When Fedora updated to rsyslog 7.4.0 in Fedora 19, they changed the default way how they obtain local log messages. In all previous releases, imuxsock, the traditional Unix/Linux input was used. That also works in conjunction with journal, at least as far as traditional syslog is involved. This is because journal provides these messages via the log socket it passes to rsyslog. Unfortunately, journal hides information if structured content is available. In order to obtain that, Red Hat has contributed a new module, imjournal, which reads the journal database via native journal APIs and as such gets hold of all data. With 7.4.0, the Fedora maintainers switched the default input in the desire to get full logging information into the system.

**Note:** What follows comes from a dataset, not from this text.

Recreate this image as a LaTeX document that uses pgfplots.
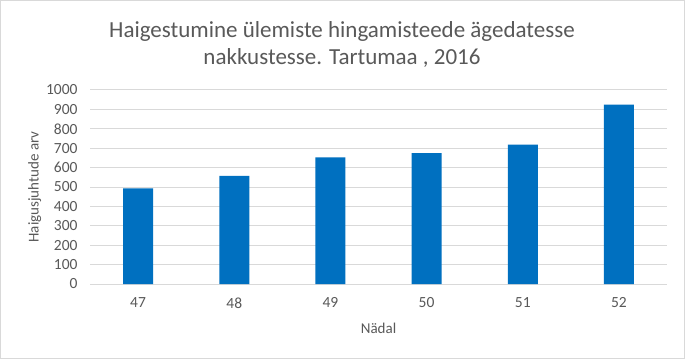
\documentclass[border=0pt]{standalone}
\usepackage{pgfplots}
\pgfplotsset{compat=1.18}
\usepackage{fontspec}
\setmainfont{Carlito}
\definecolor{barblue}{HTML}{0070C0}
\definecolor{gridgray}{HTML}{D9D9D9}
\definecolor{txtgray}{HTML}{595959}
\begin{document}
\begin{tikzpicture}[x=1bp,y=1bp]
\draw[draw=gridgray, line width=1bp, fill=white] (0.5,0.5) rectangle (684.5,358.5);
\node[text=txtgray, font=\fontsize{23bp}{27bp}\selectfont, align=center, anchor=center] at (342,315) {Haigestumine ülemiste hingamisteede ägedatesse\\nakkustesse. Tartumaa , 2016};
\begin{axis}[
  at={(90bp,75bp)}, anchor=south west,
  scale only axis, width=577bp, height=194bp,
  xmin=-0.5, xmax=5.5, ymin=0, ymax=1000,
  ytick={0,100,...,1000},
  xtick={0,1,2,3,4,5},
  xticklabels={47,48,49,50,51,52},
  axis line style={draw=none},
  ymajorgrids, grid style={gridgray, line width=1bp},
  major tick length=0pt,
  tick label style={text=txtgray, font=\fontsize{15.5bp}{17bp}\selectfont},
  /pgf/number format/assume math mode=true,
  /pgf/number format/1000 sep={},
  yticklabel style={xshift=-9bp},
  xticklabel style={yshift=-10bp},
  xlabel={Nädal}, ylabel={Haigusjuhtude arv},
  label style={text=txtgray, font=\fontsize{15bp}{17bp}\selectfont},
  xlabel style={yshift=-8bp},
  ylabel style={yshift=-2bp},
  clip=false,
]
\addplot[ybar, bar width=30bp, fill=barblue, draw=none] coordinates {
(0,493) (1,557) (2,653) (3,674) (4,718) (5,924)};
\end{axis}
\end{tikzpicture}
\end{document}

Unfortunately, rapidly many users begun to report serious problems with duplicate messages exhausting their system resources. As can be seen in this systemd journal database corruption Red Hat bug tracker, the root cause of this problem is that the journal database is corrupted and the native journal API thus endlessly returns the same messages ever and ever again.
The authors of imjournal did not use rsyslog’s ratelimiting capability in this module. Actually, there was good reason not to do it, as journal itself provides some rate-limiting, so doing it twice doesn’t sound like a good idea.
If you dig deeper into the journal bug, you’ll notice that this is not a new problem. It occurs with journal tools as well, and does so obviously for quite a while. In my opinion, it now surfaced as a big issue simply because imjournal was the first application ever to make serious use of the journal database.
After I received reports on this problem, I acted immediately. First and foremost, I put a warning message into imjournal telling about the risk on relying on the journal database. I can obviously not solve that problem, but then I mitigated it by adding rate-limiting to the module. The current git version by default does not permit more than 20,000 messages within a 10 minute interval, so even with a broken journal, no more than 120,000 messages per hour should be emitted. That’s as far as I can go handling this situation. Note that there is already a fix for the current problem in journal, it is also included in the bug tracker I mentioned above. However, in the past couple of weeks I talked to quite some folks on rsyslog/journal integration, and journal database corruption was frequently mentioned. Nobody told me about loops, but as I guard against future problems, I will keep the ratelimiting default active in imjournal.
Note that the rsyslog project “officially” always suggested to use imjournal only in cases where there is hard need for it (this was a result of talking to the end users). Thankfully I published a presentation on rsyslog and systemd journal integration including this fact just last week, so I can even proof that recommendation ;)
How will we go forward? If you need a quick patch, you should rebuild rsyslog from the git v7-stable branch. For a single patch that addresses the ratelimiting, you can use this one. The full patch set will be included in 7.4.1. We are working with Red Hat to release it ASAP, hopefully tomorrow.
Another viable solution is to simply disable imjournal in rsyslog.conf and replace it with the former imuxsock configuration. Please note that this problem does not affect any version of rsyslog installed from Adiscon’s repositories. This is because we never use imjournal by default.
I hope this clarifies the root cause of this problem, how to mitigate it and how the rsyslog team intends to prevent further harm from potential systemd journal database corruption.